The Basel Committee for Banking Supervision defines Corporate Governance from a banking perspective as the manner in which banking business and the affairs of an individual banks are governed by their Board of Directors and senior management for the benefits of both stakeholders and shareholders.

Ghana’s banking crisis witnessed in the last two years was largely blamed on the weak corporate governance structures and failure to enforce provisions in the relevant laws. 

As part of initiatives to restore confidence and build a resilient banking system, the Bank of Ghana in 2018 issued a new directive that seeks to compel banks among other financial sector players to be more responsible in their corporate governance practices.

Banking and Corporate Governance Consultant, Dr Richmond Atuahene in an interview with the Vaultz Magazine sheds light on the directive, the crucial need for it and how best it could be implemented to yield the desired results in Ghana’s banking industry.

The directive in perspective
Ghana’s banking crisis was characterised by a few banks showing financial distress as a result of challenges with solvency, liquidity and/or Non-Performing Loans. Such banks invariably could hardly raise adequate capital to maintain their businesses much less provide a cushion against any unforeseen problems. This led to a total bail out of seven (7) indigenous banks by the central bank – as a climax of the banking crisis.

Dr Atuahene believes poor corporate governance and risk management practices have been the major common underlying factor.

“Banks reportedly had one or two main shareholders exercising absolute authority and control in the financial and operational management of their institutions. Some directors also apparently lacked the requisite knowledge and experience to govern these banks and in many cases failed to appreciate their responsibilities under the law.

Some failed banks were also said to have used depositors’ funds to finance businesses of their shareholders and affiliates through loans and other facilities with little or no interest earned on such facilities. Many of such facilities were not paid back, and depositors’ funds were therefore at risk”

In a bid to address these challenges in the long term and thereby forestall a recurrence of the banking crisis, the Bank of Ghana in December 2018 released the revised corporate governance directive for Banks, Savings and Loans Companies, Finance Houses and Financial Holding Companies.

The revised corporate governance directive also captured in the Banks and Specialised Deposit-taking Institutions (BSDIs) Act 930 (2016) is meant to restore and promote investors’ confidence in the banking sector following the banking crisis.
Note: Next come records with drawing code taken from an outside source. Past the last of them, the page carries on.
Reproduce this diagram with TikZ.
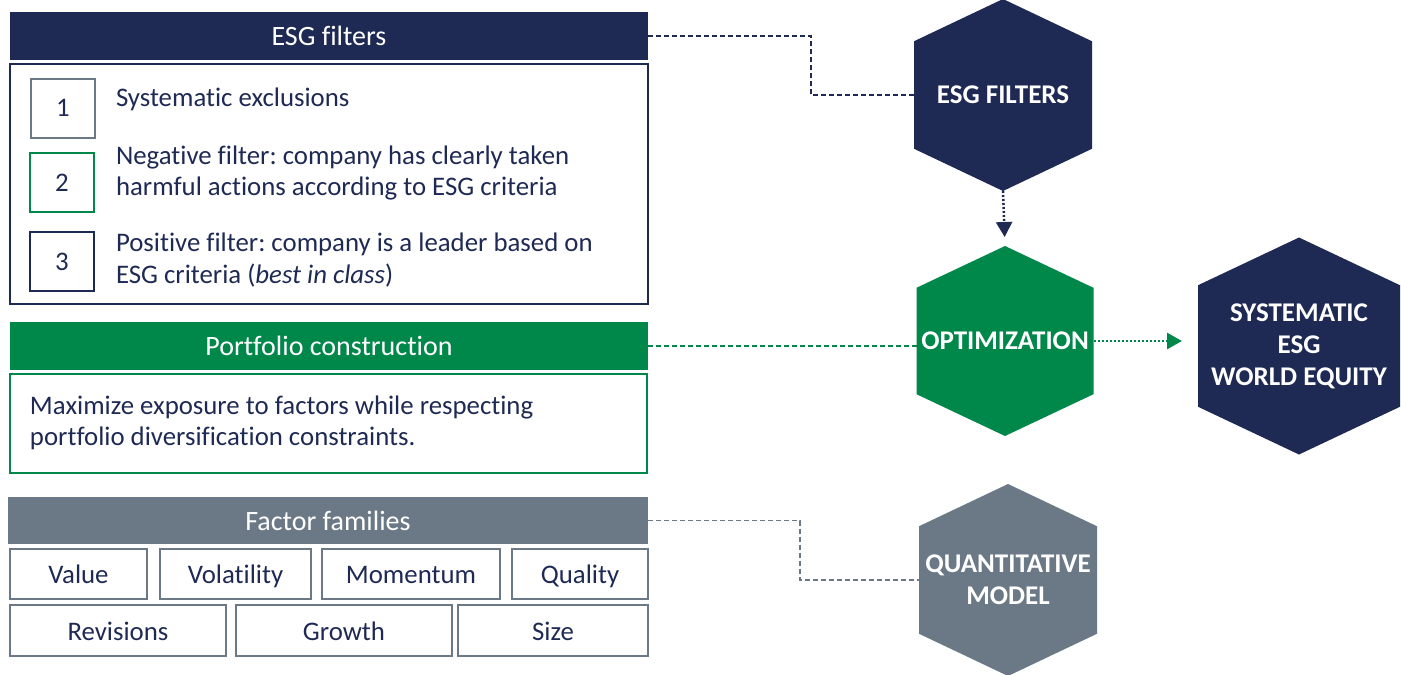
\documentclass[tikz,border=0pt]{standalone}
\usepackage{fontspec}
\setmainfont{Carlito}[Ligatures=CommonOff]
\usetikzlibrary{arrows.meta,calc,backgrounds}
\definecolor{navy}{HTML}{1F2A54}
\definecolor{esggreen}{HTML}{00874A}
\definecolor{esggray}{HTML}{6B7987}
\frenchspacing
\begin{document}
\begin{tikzpicture}[x=1pt,y=-1pt,
  every node/.style={inner sep=0pt,outer sep=0pt,font=\fontsize{26.8}{31.5}\selectfont},
  hdr/.style={minimum width=638,minimum height=48,text=white,font=\fontsize{28}{32}\selectfont,text height=19pt,text depth=0pt},
  frame/.style={draw=#1,line width=1.5pt},
  numbox/.style={draw=#1,line width=2pt,minimum width=64,minimum height=59,text=navy},
  txt/.style={text=navy,align=left,anchor=west},
  fbox/.style={draw=esggray,line width=1.5pt,minimum height=50,text=navy,text height=19pt,text depth=0pt},
  hexnode/.style={text=white,font=\fontsize{27}{32}\selectfont\bfseries,align=center},
  link/.style={line width=1.6pt,dash pattern=on 5pt off 3pt},
  flow/.style={line width=2.5pt,dash pattern=on 2pt off 2pt,-{Triangle[length=15pt,width=16pt]}}
]
\useasboundingbox (0,0) rectangle (1401,675);

% ESG filters
\node[hdr,fill=navy] (h1) at (329,36) {ESG filters};
\node[frame=navy,minimum width=638,minimum height=240] (b1) at (329,184) {};
\node[numbox=esggray] (n1) at (63,108) {1};
\node[numbox=esggreen] (n2) at (62,182.5) {2};
\node[numbox=navy] (n3) at (62,261.5) {3};
\node[txt] (t1) at (116,99) {Systematic exclusions};
\node[txt] (t2) at (116,173) {Negative filter: company has clearly taken\\harmful actions according to ESG criteria};
\node[txt] (t3) at (116,260) {Positive filter: company is a leader based on\\ESG criteria (\textit{best in class})};

% Portfolio construction
\node[hdr,fill=esggreen] (h2) at (329,346) {Portfolio construction};
\node[frame=esggreen,minimum width=637,minimum height=99] (b2) at (328.5,423.5) {};
\node[txt] (t4) at (30,423) {Maximize exposure to factors while respecting\\portfolio diversification constraints.};

% Factor families
\node[hdr,fill=esggray,minimum width=640,minimum height=47] (h3) at (328,520.5) {Factor families};
\node[fbox,minimum width=137] (f1) at (78.5,574) {Value};
\node[fbox,minimum width=151] (f2) at (235.5,574) {Volatility};
\node[fbox,minimum width=178] (f3) at (411,574) {Momentum};
\node[fbox,minimum width=136] (f4) at (580,574) {Quality};
\node[fbox,minimum width=216,minimum height=51] (f5) at (118,630.5) {Revisions};
\node[fbox,minimum width=216,minimum height=51] (f6) at (344,630.5) {Growth};
\node[fbox,minimum width=190,minimum height=51] (f7) at (553,630.5) {Size};

% Hexagons
\node[hexnode,minimum width=178,minimum height=192] (esghex) at (1003,95) {ESG FILTERS};
\node[hexnode,minimum width=177,minimum height=190] (opthex) at (1005,341) {OPTIMIZATION};
\node[hexnode,minimum width=202,minimum height=217] (syshex) at (1299,346) {SYSTEMATIC\\ESG\\WORLD EQUITY};
\node[hexnode,minimum width=178,minimum height=192] (quanthex) at (1008,580) {QUANTITATIVE\\MODEL};

\begin{scope}[on background layer]
\foreach \n/\c in {esghex/navy,opthex/esggreen,syshex/navy,quanthex/esggray}{
  \fill[\c] (\n.north) -- ($(\n.north east)!0.22!(\n.south east)$) -- ($(\n.north east)!0.78!(\n.south east)$)
    -- (\n.south) -- ($(\n.north west)!0.78!(\n.south west)$) -- ($(\n.north west)!0.22!(\n.south west)$) -- cycle;
}
\end{scope}

% Connectors
\coordinate (k1) at (811,36);
\coordinate (k3) at (800,520.5);
\draw[link,navy] (h1.east) -- (k1) |- (esghex.west);
\draw[link,esggreen] (h2.east) -- (h2.east -| opthex.west);
\draw[link,esggray] (h3.east) -- (k3) |- (quanthex.west);
\draw[flow,navy,shorten >=9pt] (esghex.south) -- (opthex.north);
\draw[flow,esggreen,shorten >=16pt] (opthex.east) -- (opthex.east -| syshex.west);
\end{tikzpicture}
\end{document}
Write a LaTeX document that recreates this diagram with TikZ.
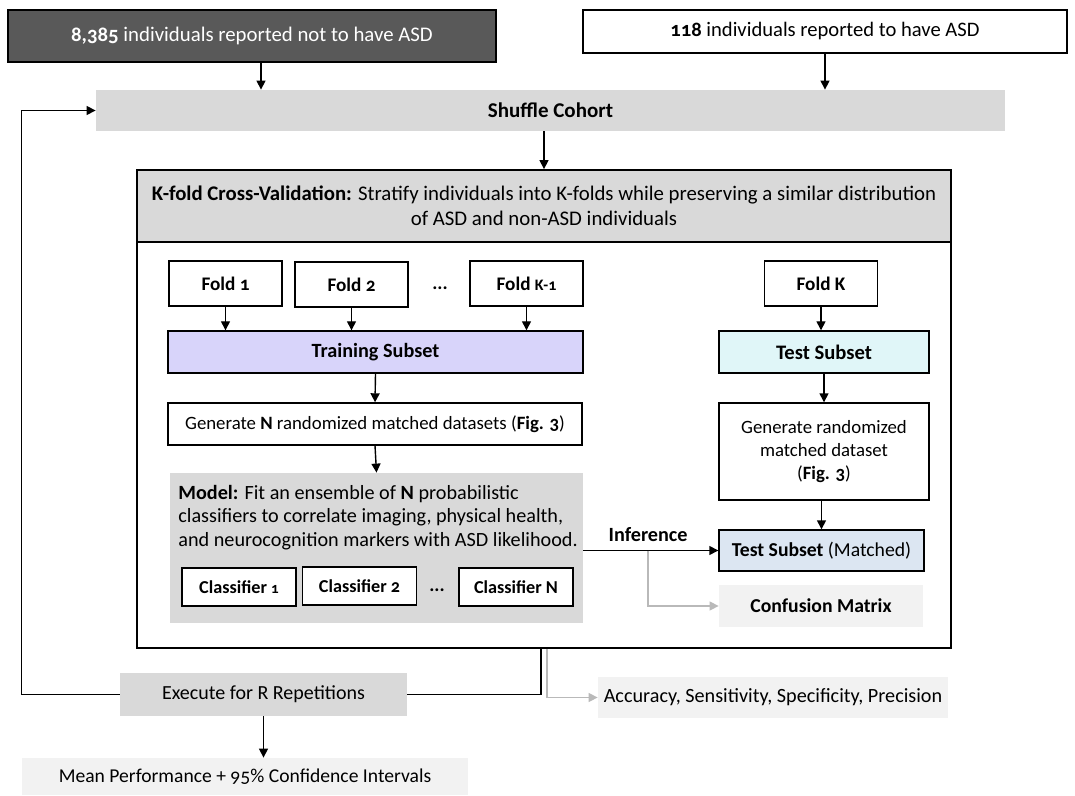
\documentclass[tikz,border=0pt]{standalone}
\usepackage{fontspec}
\setmainfont{Carlito}[Numbers=OldStyle]
\usetikzlibrary{arrows.meta}
\definecolor{darkbox}{HTML}{595959}
\definecolor{midgray}{HTML}{D9D9D9}
\definecolor{palegray}{HTML}{F2F2F2}
\definecolor{trainfill}{HTML}{D8D4FA}
\definecolor{testfill}{HTML}{E0F6F8}
\definecolor{matchfill}{HTML}{DCE6F2}
\newcommand{\sz}[2]{\fontsize{#1}{#2}\selectfont}

\begin{document}
\begin{tikzpicture}[x=0.5pt, y=-0.5pt, >={Triangle[length=4.5pt,width=4.5pt]},
  box/.style={draw, line width=0.7pt, fill=white, inner sep=2pt, font=\sz{9.4}{11.3}, align=center},
  fold/.style={box, font=\sz{9.6}{11.5}\bfseries, minimum width=56.5pt, minimum height=22.5pt},
  clf/.style={box, font=\sz{9.1}{11}\bfseries, minimum width=57pt, minimum height=19pt},
  flat/.style={inner sep=2pt, font=\sz{10}{12}, align=center},
  link/.style={->, line width=0.7pt},
  glink/.style={->, line width=0.7pt, gray!55}]
  \useasboundingbox (0,0) rectangle (1075,796);
  % Cohort
  \node[box, fill=darkbox, text=white, font=\sz{10.4}{12.5}, minimum width=244pt, minimum height=26pt] (nonasd) at (252,36) {\textbf{8,385} individuals reported not to have ASD};
  \node[box, font=\sz{10.3}{12.4}, minimum width=242pt, minimum height=21.5pt] (asd) at (825,31.5) {\textbf{118} individuals reported to have ASD};
  \node[flat, fill=midgray, font=\sz{10.5}{12.6}\bfseries, minimum width=454.5pt, minimum height=20.5pt] (shuffle) at (550.5,110.5) {Shuffle Cohort};
  \draw[link] (nonasd.south -| 261,0) -- (shuffle.north -| 261,0);
  \draw[link] (asd.south) -- (asd.south |- shuffle.north);
  % K-fold cross-validation
  \node[draw, line width=0.9pt, minimum width=407pt, minimum height=239pt] (kfold) at (544,409) {};
  \node[draw, line width=0.9pt, fill=midgray, font=\sz{10.4}{12.6}, align=center, minimum width=407pt, minimum height=36pt] (header) at (544,206)
    {\textbf{K-fold Cross-Validation:} Stratify individuals into K-folds while preserving a similar distribution\\ of ASD and non-ASD individuals};
  \draw[link] (shuffle.south -| kfold.north) -- (kfold.north);
  % Folds
  \node[fold] (f1) at (225.5,283.5) {Fold 1};
  \node[fold] (f2) at (351.5,284.5) {Fold 2};
  \node[font=\sz{9.6}{11.5}\bfseries] (fdots) at (440,288) {...};
  \node[fold] (fkm) at (526.5,283.5) {Fold {\sz{8}{9}K-1}};
  \node[fold] (fk) at (821,283.5) {Fold K};
  % Training branch
  \node[box, fill=trainfill, font=\sz{10.1}{12}\bfseries, minimum width=207.5pt, minimum height=21pt] (train) at (375.5,352) {Training Subset};
  \foreach \f in {f1,f2,fkm}
    \draw[link] (\f.south) -- (\f.south |- train.north);
  \node[box, minimum width=207pt, minimum height=21pt] (gen) at (375,424) {Generate \textbf{N} randomized matched datasets (\textbf{Fig. 3})};
  \draw[link] (train.south) -- (gen.north);
  \node[flat, fill=midgray, minimum width=206.5pt, minimum height=75pt] (model) at (376.5,548) {};
  \node[flat, font=\sz{10.1}{11.7}, anchor=north west, align=left] (modeltext) at (174,481)
    {\textbf{Model:} Fit an ensemble of \textbf{N} probabilistic\\ classifiers to correlate imaging, physical health,\\ and neurocognition markers with ASD likelihood.};
  \draw[link] (gen.south) -- (model.north);
  \node[clf] (c1) at (239,587) {Classifier {\sz{7.5}{9}1}};
  \node[clf] (c2) at (359.5,586) {Classifier 2};
  \node[font=\sz{9.6}{11.5}\bfseries] (cdots) at (437,590) {...};
  \node[clf] (cn) at (516,587) {Classifier N};
  % Test branch
  \node[box, fill=testfill, font=\sz{10.3}{12.4}\bfseries, minimum width=105pt, minimum height=21pt] (testsub) at (824,352) {Test Subset};
  \draw[link] (fk.south) -- (fk.south |- testsub.north);
  \node[box, minimum width=105pt, minimum height=48.5pt] (gentest) at (824,451.5) {Generate randomized\\ matched dataset\\ (\textbf{Fig. 3})};
  \draw[link] (testsub.south) -- (gentest.north);
  \node[box, fill=matchfill, font=\sz{9.85}{11.8}, minimum width=102.5pt, minimum height=20.5pt] (matched) at (821.5,550.5) {\textbf{Test Subset} (Matched)};
  \draw[link] (gentest.south -| matched.north) -- (matched.north);
  \node[flat, fill=palegray, font=\sz{9.85}{11.8}\bfseries, minimum width=102pt, minimum height=21pt] (confusion) at (821,606) {Confusion Matrix};
  % Inference
  \draw[link] (model.east |- matched.west) -- coordinate[pos=0.48] (infb) (matched.west);
  \node[font=\sz{10.1}{12}\bfseries, above=1pt] (inflabel) at (infb) {Inference};
  \draw[glink] (infb) |- (confusion.west);
  % Repetitions and outputs
  \node[flat, fill=midgray, minimum width=143.5pt, minimum height=21.5pt] (exec) at (263.5,694.5) {Execute for R Repetitions};
  \node[flat, fill=palegray, font=\sz{10.1}{12}, minimum width=175pt, minimum height=20.5pt] (metrics) at (773,697.5) {Accuracy, Sensitivity, Specificity, Precision};
  \node[flat, fill=palegray, font=\sz{9.8}{11.8}, minimum width=223pt, minimum height=18.5pt] (mean) at (245,776.5) {Mean Performance + 95\% Confidence Intervals};
  \draw[line width=0.7pt] (kfold.south -| 541,0) |- (exec.east);
  \draw[link] (exec.west) -| ([xshift=-37pt]shuffle.west) -- (shuffle.west);
  \draw[glink] (kfold.south -| 547,0) |- (metrics.west);
  \draw[link] (exec.south) -- (exec.south |- mean.north);
\end{tikzpicture}
\end{document}
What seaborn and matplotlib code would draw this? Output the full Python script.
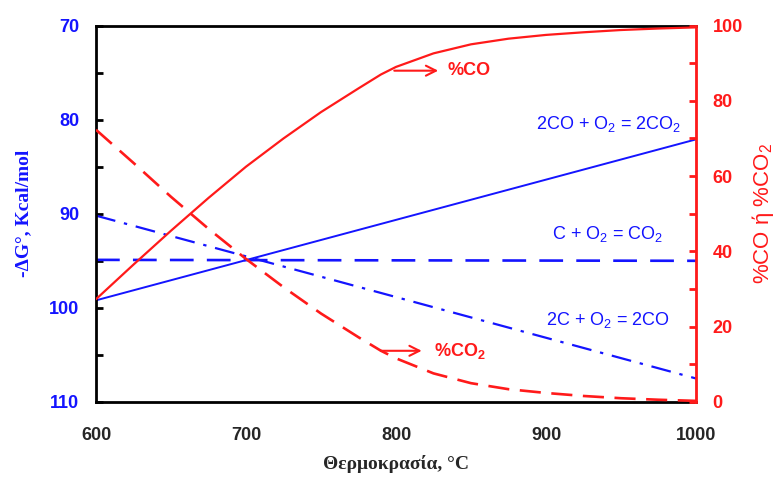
import matplotlib
matplotlib.use("Agg")
import pandas as pd
import matplotlib.pyplot as plt
import seaborn as sns
from matplotlib.ticker import MultipleLocator

# free energy lines (-dG, kcal/mol) at the two ends of the range
temps_line = [600, 1000]
dg_2co_o2 = [99.2, 82.1]
dg_c_o2 = [94.9, 95.0]
dg_2c_o2 = [90.2, 107.5]

# gas composition over carbon
temps_gas = [600, 625, 650, 675, 700, 725, 750, 775, 790, 800, 825, 850, 875, 900, 925, 950, 975, 1000]
pct_co = [27.3, 36.5, 45.5, 54.2, 62.5, 70, 77, 83.3, 87, 89, 92.6, 95, 96.5, 97.5, 98.2, 98.8, 99.2, 99.5]
pct_co2 = [72.3, 63.5, 54.5, 46, 38, 30.5, 23.5, 17.2, 13.6, 11.6, 7.6, 5, 3.4, 2.4, 1.6, 1.0, 0.6, 0.3]

blue = "#1414ff"
red = "#ff1a1a"

sns.set_style("white")
plt.rcParams["font.family"] = ["Liberation Sans", "DejaVu Sans"]
plt.rcParams["mathtext.default"] = "regular"

lines_df = pd.DataFrame({"T": temps_line, "a": dg_2co_o2, "b": dg_c_o2, "c": dg_2c_o2})
gas_df = pd.DataFrame({"T": temps_gas, "co": pct_co, "co2": pct_co2})

fig = plt.figure(figsize=(7.82, 4.82), dpi=100)
ax = fig.add_axes([96 / 782, 1 - 402 / 482, 600 / 782, 376.5 / 482])
ax2 = ax.twinx()

sns.lineplot(data=lines_df, x="T", y="a", ax=ax, color=blue, lw=1.4)
sns.lineplot(data=lines_df, x="T", y="b", ax=ax, color=blue, lw=1.9)
ax.lines[-1].set_dashes((9, 5))
sns.lineplot(data=lines_df, x="T", y="c", ax=ax, color=blue, lw=1.6)
ax.lines[-1].set_dashes((9, 4, 1.5, 4))

sns.lineplot(data=gas_df, x="T", y="co", ax=ax2, color=red, lw=1.6)
sns.lineplot(data=gas_df, x="T", y="co2", ax=ax2, color=red, lw=1.9)
ax2.lines[-1].set_dashes((8, 4))

ax.set_xlim(600, 1000)
ax.set_ylim(110, 70)
ax2.set_ylim(0, 100)

ax.xaxis.set_major_locator(MultipleLocator(100))
ax.xaxis.set_minor_locator(MultipleLocator(50))
ax.yaxis.set_major_locator(MultipleLocator(10))
ax.yaxis.set_minor_locator(MultipleLocator(5))
ax2.yaxis.set_major_locator(MultipleLocator(20))
ax2.yaxis.set_minor_locator(MultipleLocator(10))

ax.tick_params(axis="both", which="both", direction="in", length=5, width=2, color="black")
ax.tick_params(axis="x", which="major", pad=18, labelsize=13)
ax.tick_params(axis="y", which="major", pad=12, labelsize=13, labelcolor=blue)
ax2.tick_params(axis="y", which="both", direction="in", length=5, width=2, color=red)
ax2.tick_params(axis="y", which="major", pad=12, labelsize=13, labelcolor=red)
for lab in ax.get_xticklabels() + ax.get_yticklabels() + ax2.get_yticklabels():
    lab.set_fontweight("bold")

for side in ["left", "bottom", "top"]:
    ax.spines[side].set_color("black")
    ax.spines[side].set_linewidth(2)
ax2.spines["right"].set_color(red)
ax2.spines["right"].set_linewidth(2)
for side in ["left", "bottom", "top"]:
    ax2.spines[side].set_visible(False)

ax.set_xlabel("Θερμοκρασία, °C", family=["Liberation Serif"], fontweight="bold", fontsize=14, labelpad=8)
ax.set_ylabel("-ΔG°, Kcal/mol", family=["Liberation Serif"], fontweight="bold", fontsize=14, color=blue, labelpad=12)
ax2.set_ylabel("%CO ή %CO$_2$", fontsize=16, color=red, labelpad=5)

ax.text(942, 80.5, "2CO + O$_2$ = 2CO$_2$", color=blue, fontsize=13, ha="center", va="center")
ax.text(941, 92.2, "C + O$_2$ = CO$_2$", color=blue, fontsize=13, ha="center", va="center")
ax.text(941, 101.3, "2C + O$_2$ = 2CO", color=blue, fontsize=13, ha="center", va="center")

ax2.annotate("", xy=(830, 88), xytext=(797, 88),
             arrowprops=dict(arrowstyle="->", color=red, lw=1.5, mutation_scale=18))
ax2.text(834, 88, "%CO", color=red, fontsize=13, fontweight="bold", va="center")
ax2.annotate("", xy=(819, 13.6), xytext=(788, 13.6),
             arrowprops=dict(arrowstyle="->", color=red, lw=1.5, mutation_scale=18))
ax2.text(825, 13.6, "%CO$_2$", color=red, fontsize=13, fontweight="bold", va="center")

fig.savefig("out.png", dpi=100)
This is to be achieved by compelling all these Regulated Financial Institutions to adopt sound corporate governance principles and best practices to promote the interest of depositors and other stakeholders.

Underpinning legal requirements

There are three (3) main legal requirements considered key among the provisions in the revised directive towards achieving the ultimate objective. These include appointment and disqualification of directors, key management personnel and other employees; disclosure of interests by Directors and Key Management Personnel and the power of Bank of Ghana to intervene in the appointment of directors and other Key Management Personnel.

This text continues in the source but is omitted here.